Emilia Romagna
Salute
“Rifondazione” :
basta nuovi “acronimi”
Con l’accordo fra Regione Emilia-Romagna e i sindacati dei medici di Medicina generale sul coinvolgimento dei professionisti nei Centri di assistenza e urgenza, la Regione prova a ridare fiato ai Pronto Soccorso ormai al collasso per carenza di personale, ma sono evidenti le criticità della manovra.
Innanzi tutto riesce difficile immaginare che i medici di continuità assistenziale, fino ad oggi tenuti ai margini del SSR, privati di strumenti diagnostici e terapeutici, nonché della necessaria formazione, possano da un giorno all’altro occuparsi di una casistica di casi così vasta, come i cosiddetti “codici minori”, senza avere il supporto, da un lato, delle strutture ospedaliere, già ridotte all’ osso in termini di posti letto e di personale, e dall’atro dei pronto soccorso, costantemente sotto stress, e per i quali non è prevista assunzione di personale.
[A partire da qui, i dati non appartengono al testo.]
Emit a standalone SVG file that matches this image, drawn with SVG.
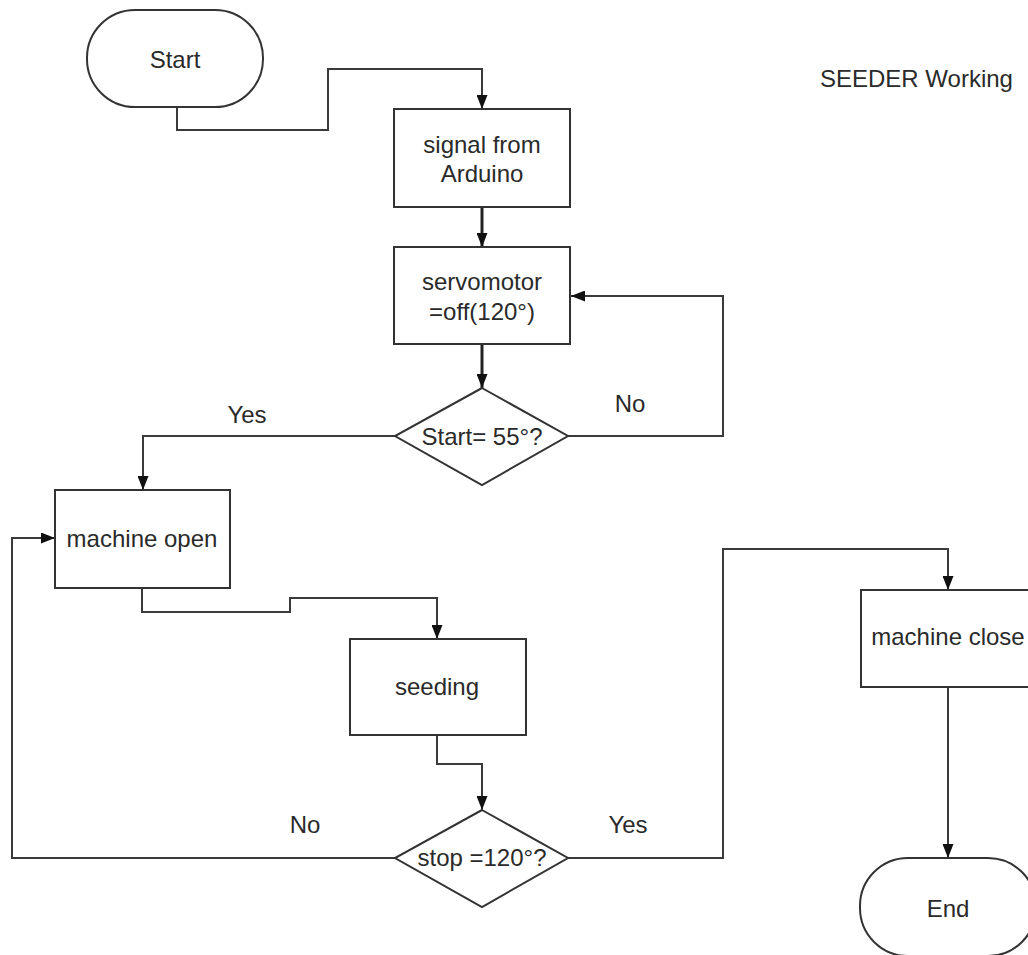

È previsto invece il recupero di personale medico dalla soppressione di diverse unità di auto mediche in Regione. Andando ad aggravare il rischio che il vero sistema di pronto soccorso, quello che garantisce intervento immediato sul luogo ove si trova il paziente grave, venga seriamente depotenziato.
I medici di continuità assistenziale sono per la maggior parte precari, con estrazioni formative variegate, spesso medici specializzandi in diverse discipline, con poche ore di incarico sulle spalle. Serve quindi un investimento formativo su di loro, che richiede tempo e risorse.
L’accordo prevede che i CAU (Centri di Assistenza Urgente) siano collocati all’ interno delle Case di Comunità, e sappiamo che molte di quelle che erano state previste non sono ancora nemmeno state progettate e finanziate.
Senza adeguato supporto organizzativo e senza risorse dedicate, i CAU rischiano di diventare un ulteriore imbuto nel quale si allungano le liste di attesa, con il pericolo di sottovalutare sintomi apparentemente lievi, ma che potrebbero aggravarsi durante l’attesa, senza che il paziente abbia la possibilità di ricevere adeguata risposta.
È evidente che dalla situazione disastrosa del SSR non si possa uscire tirando da un lato una coperta che rimane sempre troppo corta.
L’unica soluzione è quella di investire risorse sul servizio sanitario pubblico, assumere personale, aumentare i posti letto, in modo da garantire a tutti l’ accesso alle prestazioni in tempi ragionevoli.